Fmag_x = np.zeros(N)
Fmag_y = np.zeros(N)
Fdrag_x = np.zeros(N)
Fdrag_y = np.zeros(N)
deltaV_x = np.zeros(N)
deltaV_y = np.zeros(N)

timestep = 1

#Method to animate simulation
def update(j,plt,fig1):
    global xp, yp, v_x, v_y, t, timestep, count
    plt.cla()
    if min(xp**2 + yp**2) < radius**2:
        count6.append(0)
        t6.append(t6[timestep-1] + deltaT)
        print(t6[timestep])
        #print('fmag: ' + str(Fmag_x[0]))
        #print('fdrag: ' + str(Fdrag_x[0]))
        print('v(x): ' + str(v_x[0]))
        for i in range(0,N):
            if xp[i]**2 + yp[i]**2 < radius**2:

                #Interpolation Method
                Ix = int((xp[i]-(-0.0115))/(0.0115-(-0.0115))*150)
                #print(Ix)
                Iy = int((yp[i]-(-0.01))/(0.01-(-0.01))*150)
                #print(Iy)
                dBx1 = dBx[Ix,Iy]
                dBx2 = dBx[Ix,Iy+1]
                dBx3 = dBx[Ix+1,Iy]
                dBx4 = dBx[Ix+1,Iy+1]
                dBy1 = dBy[Ix,Iy]
                dBy2 = dBy[Ix,Iy+1]
                dBy3 = dBy[Ix+1,Iy]
                dBy4 = dBy[Ix+1,Iy+1]
                T = (xp[i]-x[Ix])/(x[Ix+1]-x[Ix])
                #print(T)
                U = (yp[i]-y[Iy])/(y[Iy+1]-y[Iy])
                #print(U)
                #Interpolated Gradients
                dBxx = (1-T)*(1-U)*dBx1+(1-T)*U*dBx2+T*(1-U)*dBx3+T*U*dBx4
                #print('dBx ' +str(dBxx))
                dByy = (1-T)*(1-U)*dBy1+(1-T)*U*dBy2+T*(1-U)*dBy3+T*U*dBy4
                #print('dBy ' +str(dByy))
                #Magnetic Force in X and Y
                Fmag_x[i] = moment*dBxx*(B(xp[i],yp[i])[:,:,0]/np.abs(B(xp[i],yp[i])[:,:,2]))
                Fmag_y[i] = moment*dByy*(B(xp[i],yp[i])[:,:,1]/np.abs(B(xp[i],yp[i])[:,:,2]))

                #Drag Force in X and Y
                Fdrag_x[i] = 6*np.pi*mu*p_rad*v_x[i]
                Fdrag_y[i] = 6*np.pi*mu*p_rad*v_y[i]

                #Increase in velocity
                deltaV_x[i] = (Fmag_x[i] - Fdrag_x[i])*deltaT/m
                deltaV_y[i] = (Fmag_y[i] - Fdrag_y[i])*deltaT/m

                #Velocity
                v_x[i] = v_x[i] + deltaV_x[i]
                v_y[i] = v_y[i] + deltaV_y[i]
                #v_x = moment*30/(6*np.pi*mu*p_rad)*xp[i]/np.abs(xp[i])
                #v_y = moment*40/(6*np.pi*mu*p_rad)*yp[i]/np.abs(yp[i])

                #New X and Y coordinates of particles
                xp[i] = xp[i] + (v_x[i]*deltaT)
                yp[i] = yp[i] + (v_y[i]*deltaT)

            #Counter
            if -yslice < yp[i] < yslice:
                count6[timestep] = count6[timestep] + 1
        timestep = timestep + 1
    plt.plot(xp,yp,".")
    plt.xlim(-radius,radius)
    plt.ylim(-radius,radius)

ani = animation.FuncAnimation(fig1, update, frames=1, fargs=(plt, fig1), interval=0.1)

#Distribution of particles
#theta = np.arctan2(yp,xp)
#plt.hist(theta,50)
#plt.title('Distribution of Particles Generated')
#plt.xlabel('Theta (Rads)')
#plt.ylabel('Number of Particles')
#plt.show()

Answer 1

The big derivatives may be a problem when integrating numerically.
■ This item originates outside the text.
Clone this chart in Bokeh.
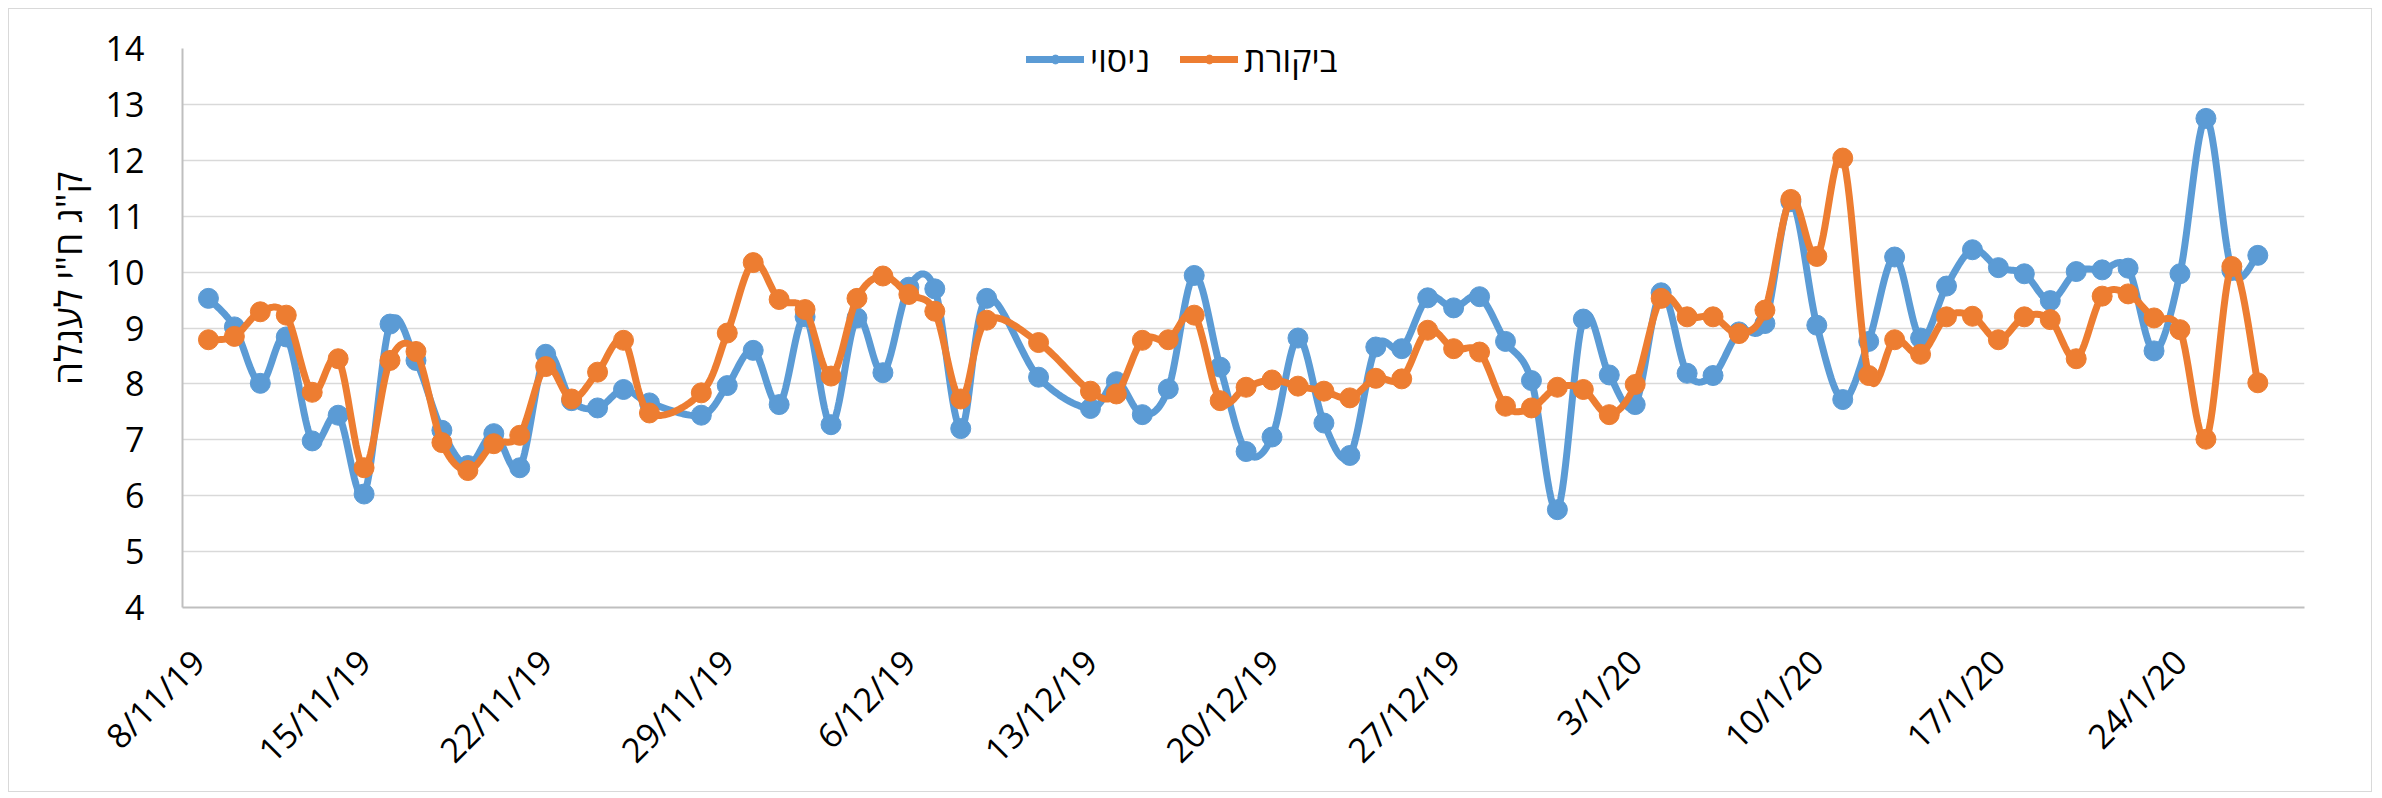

It seems to me that you're using Euler's method with a fixed time step. You may consider other methods such as the predictor–corrector methods that may help you to get smaller integration errors.

Furthermore, in your model, you get big derivatives whenever the particles are close, since the forces due to magnetic interactions decrease with the distance between particles. Hence, although you do not have physical collisions, whenever particles are close enough you have a strong interaction between them. And larger forces mean that the change in velocity is higher within each time step.
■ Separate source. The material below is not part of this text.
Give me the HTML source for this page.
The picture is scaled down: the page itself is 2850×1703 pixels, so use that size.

So, my advice is that you compute the total acceleration that each particle would feel (you already have to do that in your code) and to treat separately the subset of particles that have an acceleration above a given threshold. For that subset of particles you can subdivide the time step and make more intermediate computations regarding the movement of those particles.

You may also consider to do the same thing for the subset of particles with velocities above another threshold.